-- Source data start --

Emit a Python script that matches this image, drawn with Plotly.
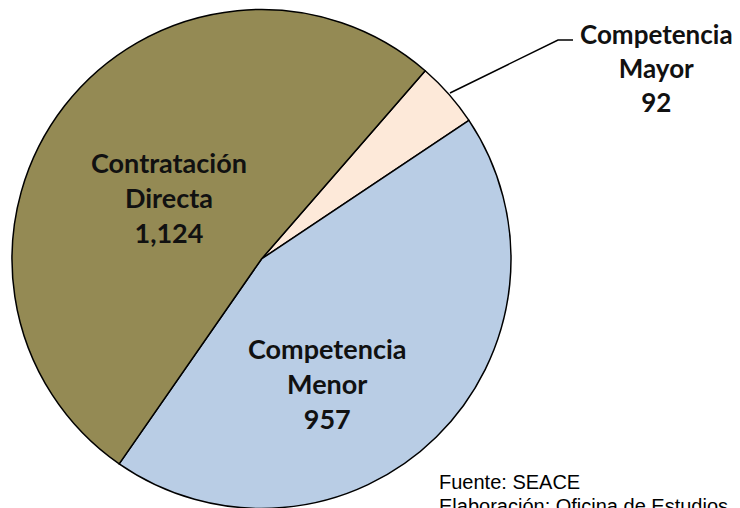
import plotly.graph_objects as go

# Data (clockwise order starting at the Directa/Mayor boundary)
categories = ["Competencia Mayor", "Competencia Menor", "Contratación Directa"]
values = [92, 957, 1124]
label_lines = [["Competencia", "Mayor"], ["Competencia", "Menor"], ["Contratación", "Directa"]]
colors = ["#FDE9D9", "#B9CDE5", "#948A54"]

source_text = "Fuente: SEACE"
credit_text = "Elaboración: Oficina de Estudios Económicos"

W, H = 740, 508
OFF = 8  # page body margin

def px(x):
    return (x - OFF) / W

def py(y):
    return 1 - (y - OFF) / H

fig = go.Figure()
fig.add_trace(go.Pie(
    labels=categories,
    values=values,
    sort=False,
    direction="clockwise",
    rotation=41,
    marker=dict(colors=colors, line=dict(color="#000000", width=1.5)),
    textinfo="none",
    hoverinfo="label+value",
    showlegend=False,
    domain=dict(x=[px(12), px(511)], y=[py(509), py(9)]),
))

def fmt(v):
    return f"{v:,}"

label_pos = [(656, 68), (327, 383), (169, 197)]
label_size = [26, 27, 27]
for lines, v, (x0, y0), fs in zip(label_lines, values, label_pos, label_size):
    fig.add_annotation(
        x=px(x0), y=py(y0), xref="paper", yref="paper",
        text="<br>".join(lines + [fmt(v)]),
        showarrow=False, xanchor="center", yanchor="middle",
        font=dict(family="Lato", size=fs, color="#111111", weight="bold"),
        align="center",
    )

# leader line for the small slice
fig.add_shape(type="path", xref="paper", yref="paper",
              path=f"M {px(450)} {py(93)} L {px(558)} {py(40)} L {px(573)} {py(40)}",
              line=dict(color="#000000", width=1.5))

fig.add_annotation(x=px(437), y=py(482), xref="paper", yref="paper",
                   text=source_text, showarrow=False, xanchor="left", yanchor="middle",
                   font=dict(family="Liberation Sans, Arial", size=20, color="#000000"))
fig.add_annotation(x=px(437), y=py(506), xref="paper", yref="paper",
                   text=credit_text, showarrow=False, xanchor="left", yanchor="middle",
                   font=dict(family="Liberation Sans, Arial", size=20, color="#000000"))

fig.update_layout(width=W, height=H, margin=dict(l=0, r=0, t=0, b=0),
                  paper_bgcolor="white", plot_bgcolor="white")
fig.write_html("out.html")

-- Source data end --

Requirements:
Write out the data precisely as given, excluding the pictures.

Task response:
Emit a Python script that matches this image, drawn with Plotly.
import plotly.graph_objects as go

# Data (clockwise order starting at the Directa/Mayor boundary)
categories = ["Competencia Mayor", "Competencia Menor", "Contratación Directa"]
values = [92, 957, 1124]
label_lines = [["Competencia", "Mayor"], ["Competencia", "Menor"], ["Contratación", "Directa"]]
colors = ["#FDE9D9", "#B9CDE5", "#948A54"]

source_text = "Fuente: SEACE"
credit_text = "Elaboración: Oficina de Estudios Económicos"

W, H = 740, 508
OFF = 8  # page body margin

def px(x):
    return (x - OFF) / W

def py(y):
    return 1 - (y - OFF) / H

fig = go.Figure()
fig.add_trace(go.Pie(
    labels=categories,
    values=values,
    sort=False,
    direction="clockwise",
    rotation=41,
    marker=dict(colors=colors, line=dict(color="#000000", width=1.5)),
    textinfo="none",
    hoverinfo="label+value",
    showlegend=False,
    domain=dict(x=[px(12), px(511)], y=[py(509), py(9)]),
))

def fmt(v):
    return f"{v:,}"

label_pos = [(656, 68), (327, 383), (169, 197)]
label_size = [26, 27, 27]
for lines, v, (x0, y0), fs in zip(label_lines, values, label_pos, label_size):
    fig.add_annotation(
        x=px(x0), y=py(y0), xref="paper", yref="paper",
        text="<br>".join(lines + [fmt(v)]),
        showarrow=False, xanchor="center", yanchor="middle",
        font=dict(family="Lato", size=fs, color="#111111", weight="bold"),
        align="center",
    )

# leader line for the small slice
fig.add_shape(type="path", xref="paper", yref="paper",
              path=f"M {px(450)} {py(93)} L {px(558)} {py(40)} L {px(573)} {py(40)}",
              line=dict(color="#000000", width=1.5))

fig.add_annotation(x=px(437), y=py(482), xref="paper", yref="paper",
                   text=source_text, showarrow=False, xanchor="left", yanchor="middle",
                   font=dict(family="Liberation Sans, Arial", size=20, color="#000000"))
fig.add_annotation(x=px(437), y=py(506), xref="paper", yref="paper",
                   text=credit_text, showarrow=False, xanchor="left", yanchor="middle",
                   font=dict(family="Liberation Sans, Arial", size=20, color="#000000"))

fig.update_layout(width=W, height=H, margin=dict(l=0, r=0, t=0, b=0),
                  paper_bgcolor="white", plot_bgcolor="white")
fig.write_html("out.html")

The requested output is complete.